8. Il résulte de tout ce qui précède que la commune de Bouzonville n'est pas fondée à soutenir que c'est à tort que, par le jugement attaqué, le tribunal administratif de Strasbourg a annulé l'arrêté du 19 janvier 2017.
Sur les conclusions d'appel incident de M. A... :
9. M. A... demande à la cour d'enjoindre à la commune de Bouzonville de le rétablir dans l'ensemble de ses avantages antérieurs, notamment sa rémunération avec la liquidation des rappels correspondants. Toutefois, il résulte de l'instruction que le tribunal administratif a déjà enjoint à la commune de réintégrer l'intéressé au sein du service technique municipal et de l'urbanisme et de l'affecter sur un poste compatible avec les missions qu'un agent de maîtrise principal a vocation à exercer. L'exécution de ce jugement, confirmé par le présent arrêt, n'implique aucune autre mesure d'exécution que celles déjà prononcées par le tribunal. Par suite et en tout état de cause, ses conclusions à fin d'injonction ne peuvent qu'être rejetées.

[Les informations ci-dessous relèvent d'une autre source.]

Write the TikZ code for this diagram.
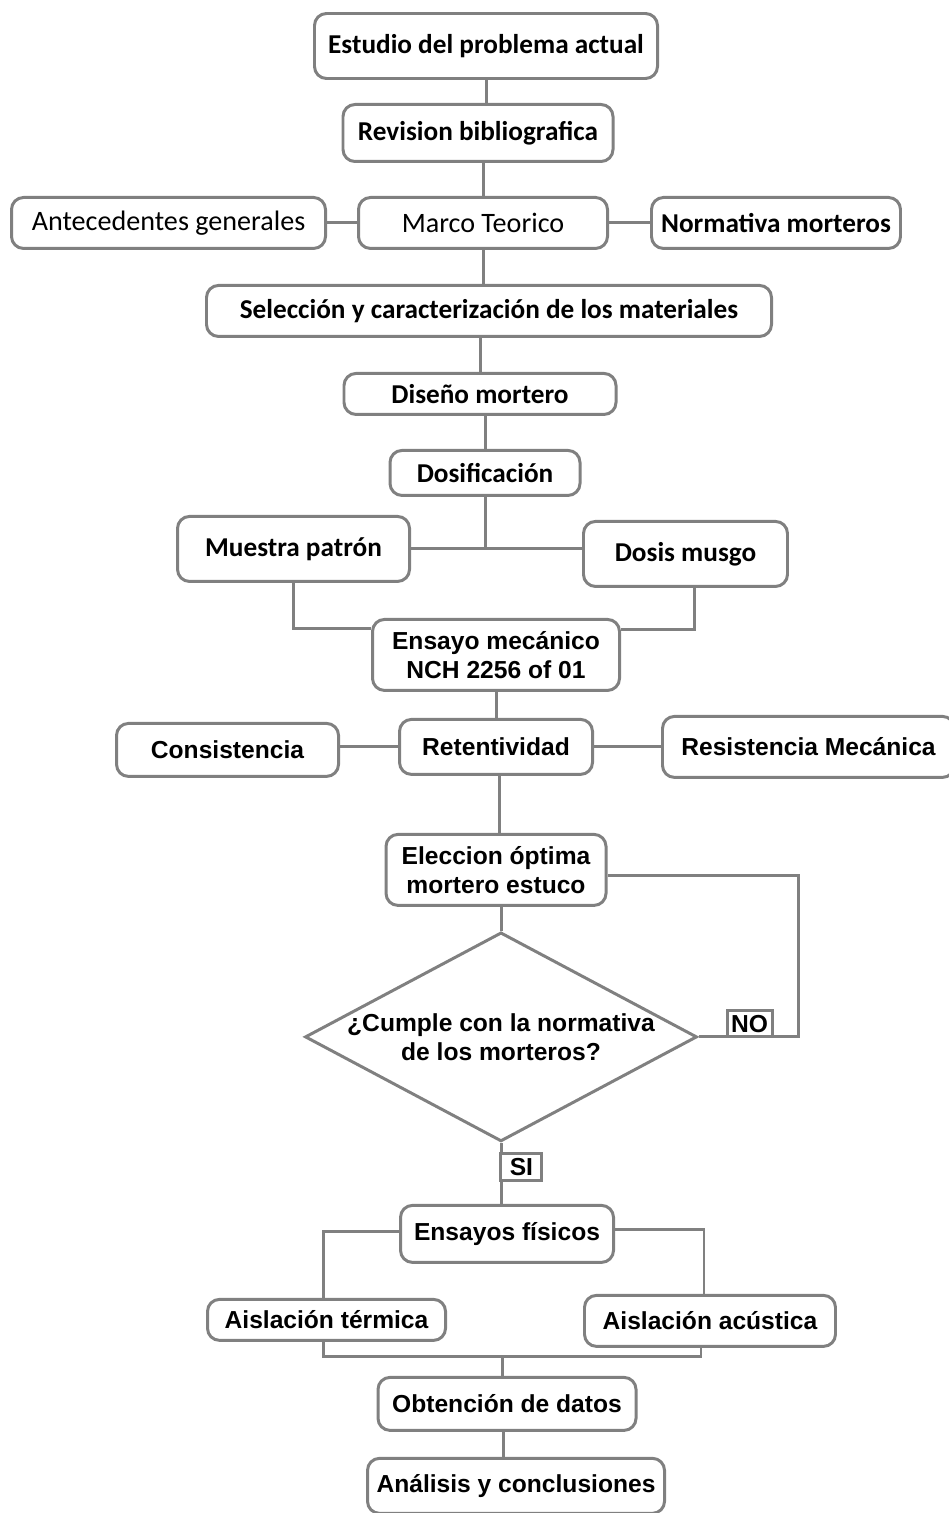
\documentclass[tikz,border=0pt]{standalone}
\usepackage{fontspec}
\setmainfont{Liberation Sans}
\newfontfamily\carlito{Carlito}
\usetikzlibrary{positioning,shapes.geometric}
\definecolor{linegray}{RGB}{128,128,128}
\tikzset{mynode/.style={draw=linegray,line width=1.7pt,rounded corners=0.24cm,align=center,inner sep=2pt,font=\fontsize{14}{16.5}\selectfont\bfseries},
cnode/.style={mynode,font=\fontsize{15.5}{18}\selectfont\carlito\bfseries},
cthin/.style={mynode,font=\fontsize{16}{18}\selectfont\carlito},
mylink/.style={draw=linegray,line width=1.7pt},
mylabel/.style={draw=linegray,line width=1.7pt,fill=white,inner sep=1pt,font=\fontsize{14}{16}\selectfont\bfseries}
}

\begin{document}
\begin{tikzpicture}
  \useasboundingbox (0,0) rectangle (18.96,-30.26);

  % Marco teorico
    \node[cnode, minimum width=6.86cm, minimum height=1.3cm] (est) at (9.72,-0.92) {Estudio del problema actual};
    \node[cnode, minimum width=5.4cm, minimum height=1.14cm, below = 0.46cm of est, xshift=-0.16cm] (rev) {Revision bibliografica};
    \node[cthin, minimum width=4.98cm, minimum height=1.02cm, below = 0.66cm of rev, xshift=0.1cm] (mar) {Marco Teorico};
    \node[cthin, minimum width=6.28cm, minimum height=1.02cm, left = 0.6cm of mar] (ant) {Antecedentes generales};
    \node[cnode, minimum width=4.98cm, minimum height=1.02cm, right = 0.82cm of mar] (nor) {Normativa morteros};

    % Materiales y diseno
    \node[cnode, minimum width=11.3cm, minimum height=1.02cm, below = 0.68cm of mar, xshift=0.12cm] (sel) {Selección y caracterización de los materiales};
    \node[cnode, minimum width=5.44cm, minimum height=0.82cm, below = 0.68cm of sel, xshift=-0.18cm] (dis) {Diseño mortero};
    \node[cnode, minimum width=3.8cm, minimum height=0.9cm, below = 0.66cm of dis, xshift=0.1cm] (dos) {Dosificación};

    % Ensayo mecanico
    \node[mynode, minimum width=4.94cm, minimum height=1.42cm, below = 2.42cm of dos, xshift=0.22cm] (ens) {Ensayo mecánico\\NCH 2256 of 01};
    \node[cnode, minimum width=4.64cm, minimum height=1.3cm, above left = 0.7cm and -0.8cm of ens] (mue) {Muestra patrón};
    \node[cnode, minimum width=4.08cm, minimum height=1.3cm, above right = 0.6cm and -0.78cm of ens] (dsm) {Dosis musgo};
    \node[mynode, minimum width=3.86cm, minimum height=1.1cm, below = 0.52cm of ens] (ret) {Retentividad};
    \node[mynode, minimum width=4.44cm, minimum height=1.06cm, left = 1.16cm of ret, yshift=-0.06cm] (con) {Consistencia};
    \node[mynode, minimum width=5.84cm, minimum height=1.22cm, right = 1.34cm of ret] (res) {Resistencia Mecánica};

    % Eleccion
    \node[mynode, minimum width=4.4cm, minimum height=1.42cm, below = 1.14cm of ret] (ele) {Eleccion óptima\\mortero estuco};
    \node[draw=linegray, line width=1.7pt, diamond, aspect=1.86, minimum width=7.84cm, minimum height=4.18cm, inner sep=-4pt, align=center, font=\fontsize{14}{16.5}\selectfont\bfseries, below = 0.48cm of ele, xshift=0.1cm] (dec) {¿Cumple con la normativa\\de los morteros?};

    % Ensayos fisicos
    \node[mynode, minimum width=4.26cm, minimum height=1.14cm, below = 1.22cm of dec, xshift=0.12cm] (fis) {Ensayos físicos};
    \node[mynode, minimum width=4.76cm, minimum height=0.82cm, below left = 0.68cm and -0.96cm of fis] (ter) {Aislación térmica};
    \node[mynode, minimum width=5.02cm, minimum height=1.02cm, below right = 0.6cm and -0.64cm of fis] (acu) {Aislación acústica};
    \node[mynode, minimum width=5.16cm, minimum height=1.06cm, below = 2.24cm of fis] (obt) {Obtención de datos};
    \node[mynode, minimum width=5.94cm, minimum height=1.1cm, below = 0.5cm of obt, xshift=0.18cm] (ana) {Análisis y conclusiones};

    % Marco teorico links
    \draw[mylink] (est.south) -- (est.south |- rev.north);
    \draw[mylink] (mar.north) -- (mar.north |- rev.south);
    \draw[mylink] (ant.east) -- (ant.east -| mar.west);
    \draw[mylink] (mar.east) -- (mar.east -| nor.west);
    \draw[mylink] (mar.south) -- (mar.south |- sel.north);
    \draw[mylink] (dis.north) -- (dis.north |- sel.south);
    \draw[mylink] (dos.north) -- (dos.north |- dis.south);

    % Dosis links
    \draw[mylink] (dos.south) -- (dos.south |- mue.east);
    \draw[mylink] (mue.east) -- (mue.east -| dsm.west);
    \draw[mylink] (mue.south) |- ([yshift=0.52cm]ens.west);
    \draw[mylink] ([xshift=0.18cm]dsm.south) |- ([yshift=0.5cm]ens.east);

    % Ensayo mecanico links
    \draw[mylink] (ens.south) -- (ret.north);
    \draw[mylink] (ret.west) -- (ret.west -| con.east);
    \draw[mylink] (ret.east) -- (res.west);
    \draw[mylink] ([xshift=0.06cm]ret.south) -- ([xshift=0.06cm]ret.south |- ele.north);
    \draw[mylink] (dec.north) -- (dec.north |- ele.south);

    % Decision links
    \draw[mylink] (dec.east) -- node[mylabel, pos=0.51, above=-0.9pt, minimum width=0.9cm, minimum height=0.52cm] (no) {NO} ++(2,0) |- ([yshift=-0.12cm]ele.east);
    \draw[mylink] (dec.south) -- node[mylabel, pos=0.39, right=-0.9pt, minimum width=0.82cm, minimum height=0.54cm] (si) {SI} (dec.south |- fis.north);

    % Ensayos fisicos links
    \draw[mylink] ([yshift=0.04cm]fis.west) -| ([xshift=-0.06cm]ter.north);
    \draw[mylink] ([yshift=0.08cm]fis.east) -| ([xshift=-0.12cm]acu.north);
    \draw[mylink] ([xshift=-0.06cm]ter.south) -- ++(0,-0.3) coordinate (jn) -| ([xshift=-0.18cm]acu.south);
    \draw[mylink] ([xshift=-0.1cm]obt.north |- jn) -- ([xshift=-0.1cm]obt.north);
    \draw[mylink] ([xshift=-0.08cm]obt.south) -- ([xshift=-0.08cm]obt.south |- ana.north);

  \end{tikzpicture}
\end{document}
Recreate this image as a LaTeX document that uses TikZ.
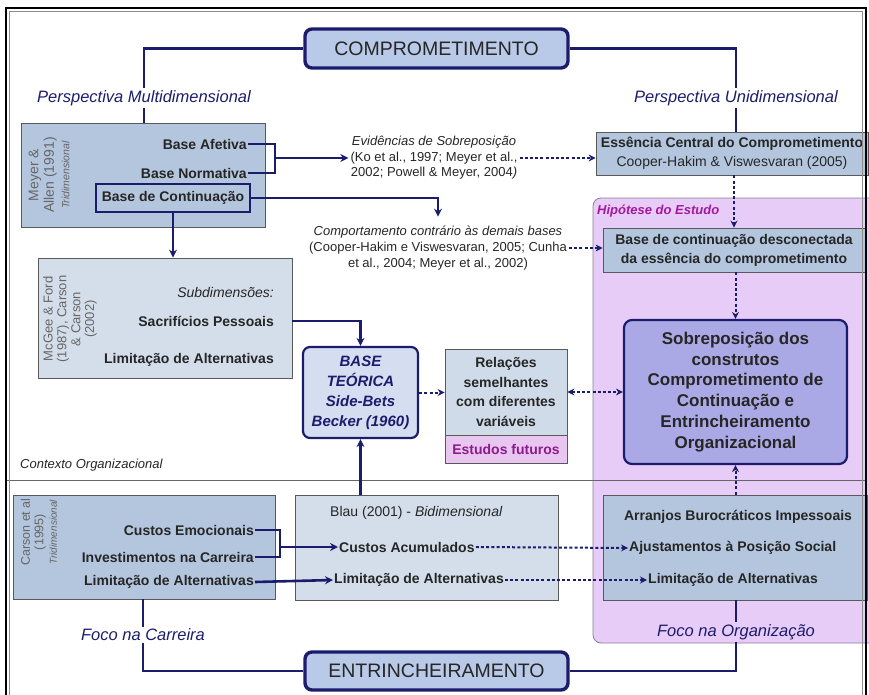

Sur les dépens et les frais liés à l'instance :
10. D'une part, la présente instance n'ayant pas donné lieu à des dépens, les conclusions présentées par la commune de Bouzonville sur le fondement de l'article R. 761-1 du code de justice administrative doivent être rejetées.
11. D'autre part, les dispositions de l'article L. 761-1 du code de justice administrative font obstacle à ce que soit mise à la charge de M. A..., qui n'est pas la partie perdante dans la présente instance, la somme que la commune de Bouzonville demande au titre des frais exposés et non compris dans les dépens. Il y a lieu, en revanche, de mettre à la charge de la commune de Bouzonville une somme de 1 500 euros au titre des frais exposés par M. A... et non compris dans les dépens.
D E C I D E :
Article 1er : La requête de la commune de Bouzonville est rejetée.
Article 2 : La commune de Bouzonville versera à M. A... la somme de 1 500 euros en application des dispositions de l'article L. 761-1 du code de justice administrative.
Article 3 : Le surplus des conclusions présentées par M. A... est rejeté.
Article 4 : Le présent arrêt sera notifié à M. C... A... et à la commune de Bouzonville.